I liked both albums well enough that last December 26 I picked up the band’s first three albums. Fluxion was released in 2004, but when I went to the band’s website while listening to it I found that the version I’d got was a 2009 remix with new vocals. It’s a complex debut, both harsher and more traditionally prog than The Ocean’s later work. Some of that may be the remixing and remastering; 2006's Aeolian is brutally direct by comparison. 2007's Precambrian shows considerable advancement from both. Divided over a full-sized CD and a mini-disc, it’s a kind of tone poem evoking the feel of the earliest era in Earth’s history. Like I said: you appreciate the ambition, or else you don’t.
Remixes and mini-discs and websites: technological ideas change.
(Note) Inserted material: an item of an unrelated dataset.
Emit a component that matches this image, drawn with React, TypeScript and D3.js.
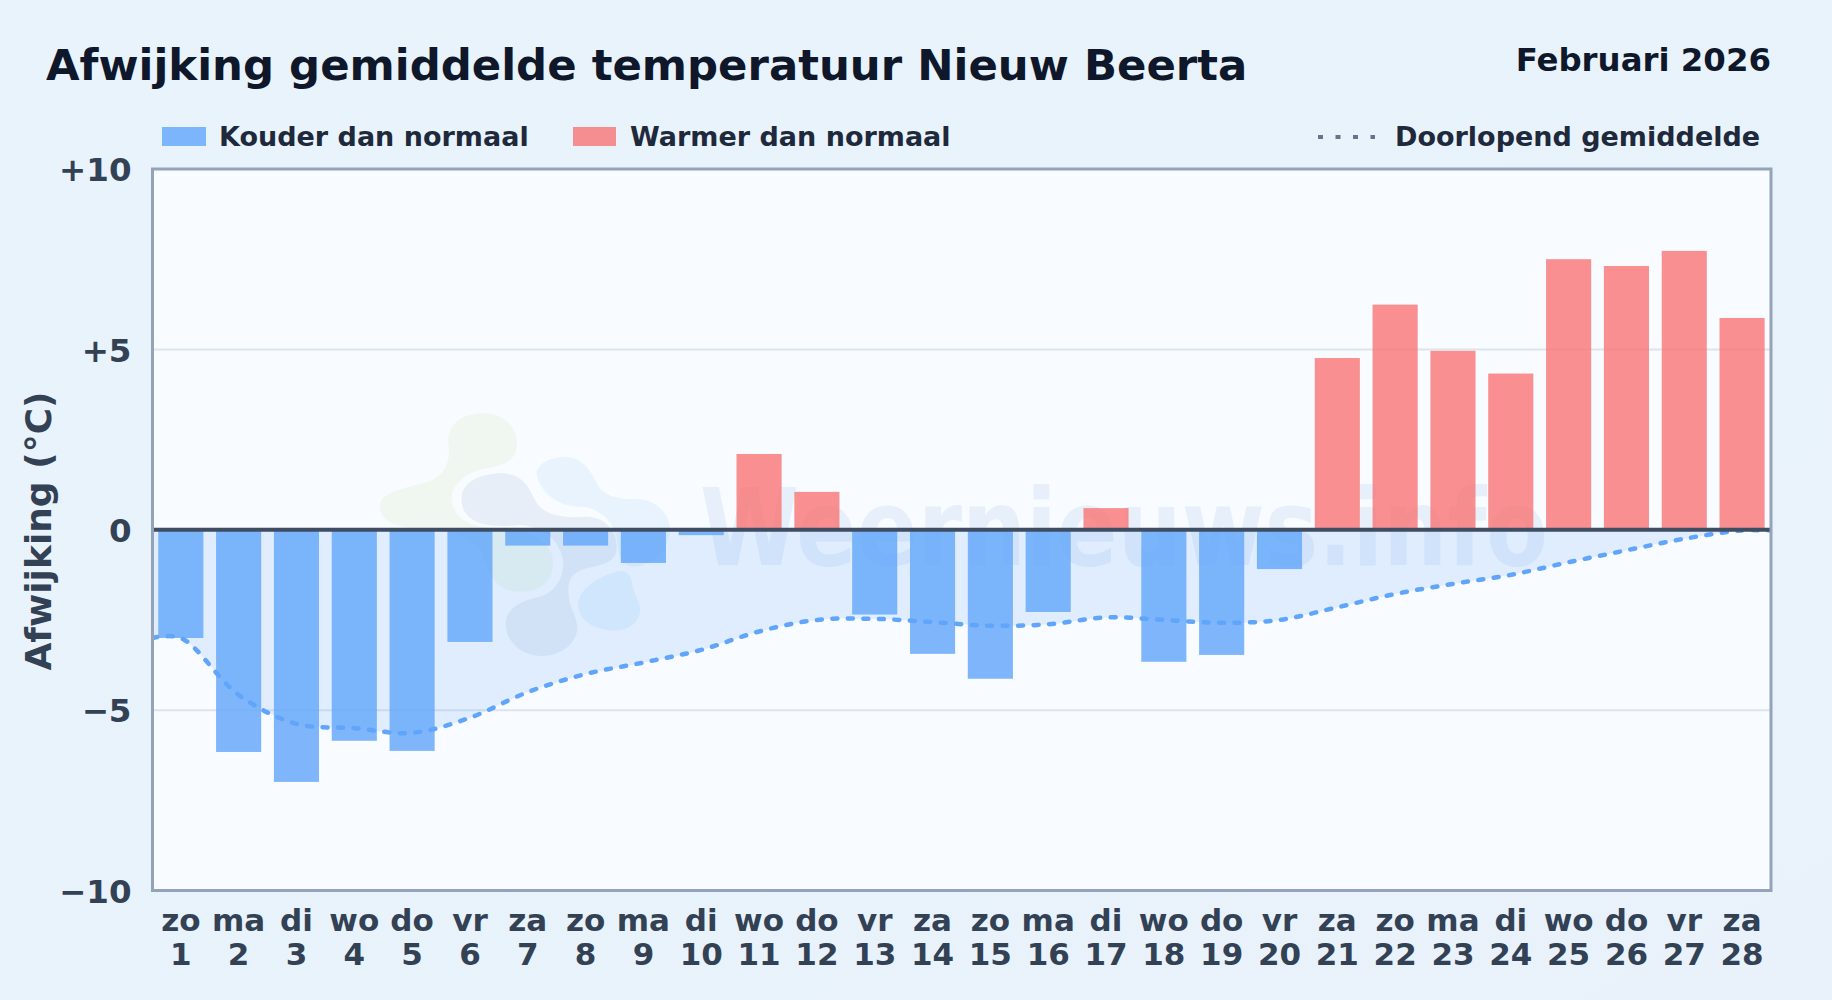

By the start of this year I owned six albums by The Ocean and still didn’t know what the band looked like—an odd inversion for somebody who grew up in an age when the music video was king. Browsing The Ocean’s website I found one PR photo of the band, taken underwater. Names weren’t associated with faces. I’d no idea who was who.
Recently, though, I followed the band on Facebook, meaning live videos and links to interviews occasionally turn up in my feed. That’s led me to videos on YouTube. Where I’m foolish enough on occasion to read the comments, some of which have useful suggestions for other bands to follow (Amplifier, Pelican, Russian Circles). Add them to what I hear on web radio stations and what I hear on podcasts and what I read on review sites and all the bands I find out about from other places online. It’s more music than any store can physically carry, but at least I know who all these people are.
At some point I’ll break down and buy an ungodly amount of music from Amazon. But I’m not there yet. Technology changes the experience of music, but also itself changes, and at an increasing rate. As a mere human I’m too slow to keep track. By the time I get up to speed in one area I’m behind somewhere else. The challenge of being a young music fan is learning all that you don’t know; but now it’s easier than ever to learn. It’s the challenge of the older fan that’s my problem, the constant challenge of aging—keeping up with the new.